→ **WHAT YOU NEED TO DO**: Sort through the entries below and pull out lines containing the word "this".

→ **DATA PROVIDED**:
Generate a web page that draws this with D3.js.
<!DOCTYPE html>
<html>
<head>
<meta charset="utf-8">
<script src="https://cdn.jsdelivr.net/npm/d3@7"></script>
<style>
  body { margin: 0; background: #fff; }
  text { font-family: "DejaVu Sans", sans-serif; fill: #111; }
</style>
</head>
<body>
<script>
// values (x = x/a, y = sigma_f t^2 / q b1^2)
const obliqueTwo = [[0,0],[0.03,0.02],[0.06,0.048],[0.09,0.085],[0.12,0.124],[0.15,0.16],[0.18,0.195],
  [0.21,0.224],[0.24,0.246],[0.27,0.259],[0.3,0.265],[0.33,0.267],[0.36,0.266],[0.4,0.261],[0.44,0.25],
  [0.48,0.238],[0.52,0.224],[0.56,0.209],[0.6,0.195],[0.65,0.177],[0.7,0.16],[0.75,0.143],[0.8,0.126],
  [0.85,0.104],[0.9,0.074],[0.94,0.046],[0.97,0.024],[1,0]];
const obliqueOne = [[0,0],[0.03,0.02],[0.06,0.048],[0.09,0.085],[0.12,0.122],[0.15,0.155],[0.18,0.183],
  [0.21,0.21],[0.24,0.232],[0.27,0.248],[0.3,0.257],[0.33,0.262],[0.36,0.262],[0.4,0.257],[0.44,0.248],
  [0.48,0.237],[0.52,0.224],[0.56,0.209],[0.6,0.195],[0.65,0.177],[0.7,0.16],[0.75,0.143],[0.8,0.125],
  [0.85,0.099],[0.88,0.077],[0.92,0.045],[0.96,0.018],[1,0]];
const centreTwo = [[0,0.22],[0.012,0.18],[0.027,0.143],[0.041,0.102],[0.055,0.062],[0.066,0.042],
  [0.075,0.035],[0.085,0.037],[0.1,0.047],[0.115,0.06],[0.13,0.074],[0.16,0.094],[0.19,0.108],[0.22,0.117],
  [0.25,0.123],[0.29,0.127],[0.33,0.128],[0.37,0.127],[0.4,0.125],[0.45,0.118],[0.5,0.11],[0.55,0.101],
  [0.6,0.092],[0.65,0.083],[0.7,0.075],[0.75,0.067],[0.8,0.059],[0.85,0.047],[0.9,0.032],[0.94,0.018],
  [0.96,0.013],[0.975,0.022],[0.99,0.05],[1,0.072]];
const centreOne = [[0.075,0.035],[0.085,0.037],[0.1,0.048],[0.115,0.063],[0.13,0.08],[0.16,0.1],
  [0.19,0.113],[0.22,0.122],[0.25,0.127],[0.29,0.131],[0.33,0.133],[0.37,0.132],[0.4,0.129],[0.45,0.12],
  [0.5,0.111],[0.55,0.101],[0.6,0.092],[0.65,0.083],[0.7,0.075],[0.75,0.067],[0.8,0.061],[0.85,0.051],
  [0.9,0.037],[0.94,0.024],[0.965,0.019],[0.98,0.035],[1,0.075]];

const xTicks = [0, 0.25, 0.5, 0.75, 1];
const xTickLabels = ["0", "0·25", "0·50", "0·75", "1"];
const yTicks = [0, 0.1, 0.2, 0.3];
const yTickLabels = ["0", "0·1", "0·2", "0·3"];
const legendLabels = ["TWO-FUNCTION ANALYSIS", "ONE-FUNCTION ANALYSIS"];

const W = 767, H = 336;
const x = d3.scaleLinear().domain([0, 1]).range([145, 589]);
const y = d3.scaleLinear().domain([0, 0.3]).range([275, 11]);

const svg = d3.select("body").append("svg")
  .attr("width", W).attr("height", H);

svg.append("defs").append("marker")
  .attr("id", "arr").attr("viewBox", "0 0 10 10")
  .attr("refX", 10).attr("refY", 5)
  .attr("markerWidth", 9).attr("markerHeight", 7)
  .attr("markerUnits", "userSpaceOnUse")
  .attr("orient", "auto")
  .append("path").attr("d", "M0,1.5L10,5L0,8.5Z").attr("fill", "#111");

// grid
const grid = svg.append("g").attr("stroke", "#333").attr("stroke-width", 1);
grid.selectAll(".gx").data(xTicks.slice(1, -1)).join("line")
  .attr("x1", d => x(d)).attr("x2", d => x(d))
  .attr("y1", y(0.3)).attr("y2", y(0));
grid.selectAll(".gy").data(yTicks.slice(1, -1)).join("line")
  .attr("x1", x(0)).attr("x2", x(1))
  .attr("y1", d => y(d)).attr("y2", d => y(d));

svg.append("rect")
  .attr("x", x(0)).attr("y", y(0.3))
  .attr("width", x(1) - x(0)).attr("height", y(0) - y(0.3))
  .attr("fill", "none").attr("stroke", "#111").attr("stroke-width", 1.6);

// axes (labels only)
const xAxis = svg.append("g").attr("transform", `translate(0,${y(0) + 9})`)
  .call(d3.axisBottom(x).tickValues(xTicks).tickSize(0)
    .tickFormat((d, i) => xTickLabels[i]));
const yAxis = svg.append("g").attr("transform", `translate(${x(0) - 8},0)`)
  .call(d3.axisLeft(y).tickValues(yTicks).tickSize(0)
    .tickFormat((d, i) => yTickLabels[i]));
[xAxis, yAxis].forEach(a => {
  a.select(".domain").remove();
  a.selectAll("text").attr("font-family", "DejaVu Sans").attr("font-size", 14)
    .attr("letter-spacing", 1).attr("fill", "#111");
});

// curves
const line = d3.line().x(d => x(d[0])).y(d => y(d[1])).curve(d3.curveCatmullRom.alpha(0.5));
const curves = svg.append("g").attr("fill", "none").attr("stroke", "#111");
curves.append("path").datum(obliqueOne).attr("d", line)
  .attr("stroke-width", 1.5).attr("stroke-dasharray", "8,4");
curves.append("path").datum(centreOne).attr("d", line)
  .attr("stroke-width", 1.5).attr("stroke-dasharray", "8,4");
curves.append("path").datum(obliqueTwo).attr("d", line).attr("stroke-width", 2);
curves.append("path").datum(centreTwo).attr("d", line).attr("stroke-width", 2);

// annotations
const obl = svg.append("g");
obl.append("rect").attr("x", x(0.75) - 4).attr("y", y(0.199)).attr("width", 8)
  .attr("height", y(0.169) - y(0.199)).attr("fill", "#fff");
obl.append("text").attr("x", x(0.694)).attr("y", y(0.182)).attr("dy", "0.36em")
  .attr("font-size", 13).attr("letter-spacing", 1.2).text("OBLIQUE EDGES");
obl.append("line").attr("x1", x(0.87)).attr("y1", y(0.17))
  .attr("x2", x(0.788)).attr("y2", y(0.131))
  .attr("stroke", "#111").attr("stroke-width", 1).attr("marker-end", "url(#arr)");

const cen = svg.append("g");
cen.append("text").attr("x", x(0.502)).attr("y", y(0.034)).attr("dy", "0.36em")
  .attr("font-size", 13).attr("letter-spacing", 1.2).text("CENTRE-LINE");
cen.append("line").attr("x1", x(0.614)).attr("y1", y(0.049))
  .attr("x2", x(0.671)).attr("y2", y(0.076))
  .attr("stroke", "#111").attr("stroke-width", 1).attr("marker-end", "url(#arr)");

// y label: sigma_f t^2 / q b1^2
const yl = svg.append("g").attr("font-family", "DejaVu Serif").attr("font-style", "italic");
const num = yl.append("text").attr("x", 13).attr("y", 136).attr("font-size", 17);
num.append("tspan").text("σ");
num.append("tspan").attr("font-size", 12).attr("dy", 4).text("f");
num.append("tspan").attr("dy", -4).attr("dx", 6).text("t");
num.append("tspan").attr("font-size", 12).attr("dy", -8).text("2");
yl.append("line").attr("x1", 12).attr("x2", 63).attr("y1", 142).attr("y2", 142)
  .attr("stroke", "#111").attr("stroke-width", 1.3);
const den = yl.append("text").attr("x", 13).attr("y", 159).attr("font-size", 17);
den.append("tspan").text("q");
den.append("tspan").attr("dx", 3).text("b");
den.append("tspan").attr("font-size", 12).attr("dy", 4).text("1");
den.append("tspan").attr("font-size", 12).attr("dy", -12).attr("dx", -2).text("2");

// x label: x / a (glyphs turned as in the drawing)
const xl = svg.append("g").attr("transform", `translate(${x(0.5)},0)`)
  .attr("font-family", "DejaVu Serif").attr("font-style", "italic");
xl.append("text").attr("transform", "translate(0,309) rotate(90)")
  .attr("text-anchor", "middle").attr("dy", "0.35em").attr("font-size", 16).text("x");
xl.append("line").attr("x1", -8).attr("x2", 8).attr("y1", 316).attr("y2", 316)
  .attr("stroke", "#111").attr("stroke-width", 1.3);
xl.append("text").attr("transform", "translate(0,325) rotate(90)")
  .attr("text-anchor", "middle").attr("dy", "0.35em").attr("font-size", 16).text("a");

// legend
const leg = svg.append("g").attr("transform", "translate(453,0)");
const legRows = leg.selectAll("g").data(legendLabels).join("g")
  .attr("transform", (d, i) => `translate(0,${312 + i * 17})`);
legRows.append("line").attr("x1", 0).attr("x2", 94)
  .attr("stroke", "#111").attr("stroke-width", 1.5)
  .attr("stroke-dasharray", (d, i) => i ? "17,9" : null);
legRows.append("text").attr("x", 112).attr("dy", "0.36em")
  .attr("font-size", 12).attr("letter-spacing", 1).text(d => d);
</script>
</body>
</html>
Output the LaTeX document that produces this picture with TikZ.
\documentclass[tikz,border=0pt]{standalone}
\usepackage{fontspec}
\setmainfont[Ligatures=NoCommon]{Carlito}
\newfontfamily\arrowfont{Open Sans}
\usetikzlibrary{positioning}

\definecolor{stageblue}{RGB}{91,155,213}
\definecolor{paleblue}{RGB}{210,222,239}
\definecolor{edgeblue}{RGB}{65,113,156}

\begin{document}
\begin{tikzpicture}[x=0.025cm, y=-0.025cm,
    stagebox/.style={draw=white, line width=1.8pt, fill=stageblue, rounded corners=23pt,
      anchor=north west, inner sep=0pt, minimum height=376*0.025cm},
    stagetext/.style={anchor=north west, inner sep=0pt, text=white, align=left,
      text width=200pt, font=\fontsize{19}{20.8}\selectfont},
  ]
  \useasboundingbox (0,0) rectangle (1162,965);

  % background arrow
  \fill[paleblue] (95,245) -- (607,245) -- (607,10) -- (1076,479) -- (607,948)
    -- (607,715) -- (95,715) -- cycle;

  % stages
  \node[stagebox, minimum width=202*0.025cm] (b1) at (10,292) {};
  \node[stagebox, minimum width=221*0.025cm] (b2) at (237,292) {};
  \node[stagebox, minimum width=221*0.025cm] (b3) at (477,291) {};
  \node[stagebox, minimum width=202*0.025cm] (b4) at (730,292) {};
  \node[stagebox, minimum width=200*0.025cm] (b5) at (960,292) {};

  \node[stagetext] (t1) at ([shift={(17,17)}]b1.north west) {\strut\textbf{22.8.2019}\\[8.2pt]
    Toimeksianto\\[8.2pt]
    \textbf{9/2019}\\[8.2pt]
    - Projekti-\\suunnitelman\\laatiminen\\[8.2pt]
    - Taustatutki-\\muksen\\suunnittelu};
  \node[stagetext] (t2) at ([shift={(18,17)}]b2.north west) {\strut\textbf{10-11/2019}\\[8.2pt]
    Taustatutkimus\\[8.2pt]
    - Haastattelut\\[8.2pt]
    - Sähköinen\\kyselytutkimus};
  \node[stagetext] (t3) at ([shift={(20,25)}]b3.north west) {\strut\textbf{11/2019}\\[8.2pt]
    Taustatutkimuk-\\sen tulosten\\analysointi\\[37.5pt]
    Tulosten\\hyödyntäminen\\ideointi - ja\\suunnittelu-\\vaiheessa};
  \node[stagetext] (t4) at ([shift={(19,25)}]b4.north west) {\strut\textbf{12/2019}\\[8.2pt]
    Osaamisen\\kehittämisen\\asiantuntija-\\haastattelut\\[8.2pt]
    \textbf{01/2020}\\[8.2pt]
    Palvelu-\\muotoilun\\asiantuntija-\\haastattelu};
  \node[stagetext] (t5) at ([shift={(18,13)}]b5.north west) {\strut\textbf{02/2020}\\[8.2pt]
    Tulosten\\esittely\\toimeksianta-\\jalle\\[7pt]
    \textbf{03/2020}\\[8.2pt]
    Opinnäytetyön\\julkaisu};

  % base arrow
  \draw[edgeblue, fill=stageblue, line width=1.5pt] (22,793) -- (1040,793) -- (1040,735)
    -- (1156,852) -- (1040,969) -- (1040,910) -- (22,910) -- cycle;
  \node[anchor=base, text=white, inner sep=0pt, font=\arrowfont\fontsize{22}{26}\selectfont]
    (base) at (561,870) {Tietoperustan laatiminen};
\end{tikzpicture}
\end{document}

→ **OUTPUT**:
Generate a web page that draws this with D3.js.
Output the LaTeX document that produces this picture with TikZ.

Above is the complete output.